Seeks to cut biz costs by 10% for sellers across 24 verticals, by slashing fees and delivery charges.
Flipkart has reduced the commission it collects from sellers, in order to retain them on its platform, as it prepares to take on competition from Chinese e-commerce giant Alibaba through Paytm Mall in the country.
The e-commerce company is looking to engage with sellers that perform better on metrics such as product quality and customer experience, and drive higher sales to lock them on the platform. It is also looking to reduce the cost of doing business up to 10 per cent for sellers across 24 verticals, by slashing fees to list their products and on delivery charges.
This would also help Flipkart Chief Executive Officer (CEO), Kalyan Krishnamurthy, to persuade sellers against any overtures from Alibaba. Krishnamurthy, who led Flipkart's comeback in the last festive season with better sales against global rival Amazon, has to now confront aggressive Alibaba — which led $200 million investment to take control of Paytm e-commerce.
Alibaba has already launched its Paytm Mall, an app for android apps that is modelled on Tmall — the dominant e-commerce platform in China. It starts with offering products of over 140,000 sellers — similar to that of Flipkart and Amazon — and introduce products sold on its platform in China and Southeast Asia.

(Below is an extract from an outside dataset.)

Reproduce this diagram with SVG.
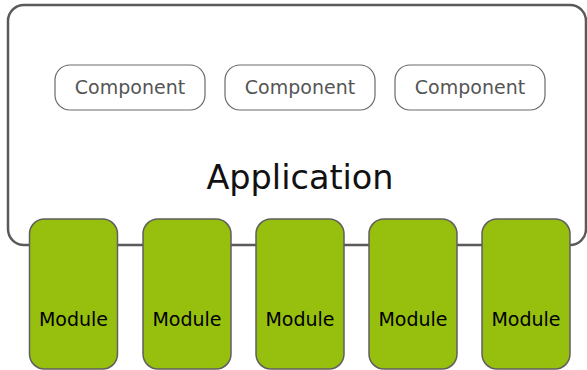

India's e-commerce sector is looking at a fresh wave of competition with Alibaba's entry, after a year that saw businesses shift towards profitability than vanity metrics. In 2016, the industry saw firms such as AskMe collapse — after investors stopped funding it — and cost rationalisation at both Flipkart and Snapdeal, which have struggled to raise fresh funds.
Snapdeal lost its market share to a more aggressive Amazon, which focused on better customer service than driving sales through discounts.
As a result, the industry growth fell by 15 times to just 12 per cent in 2016 to $ 14.5 billion. In 2015, India's e-commerce sector clocked $13 billion, growing 180 per cent over the previous year, according to RedSeer Consulting.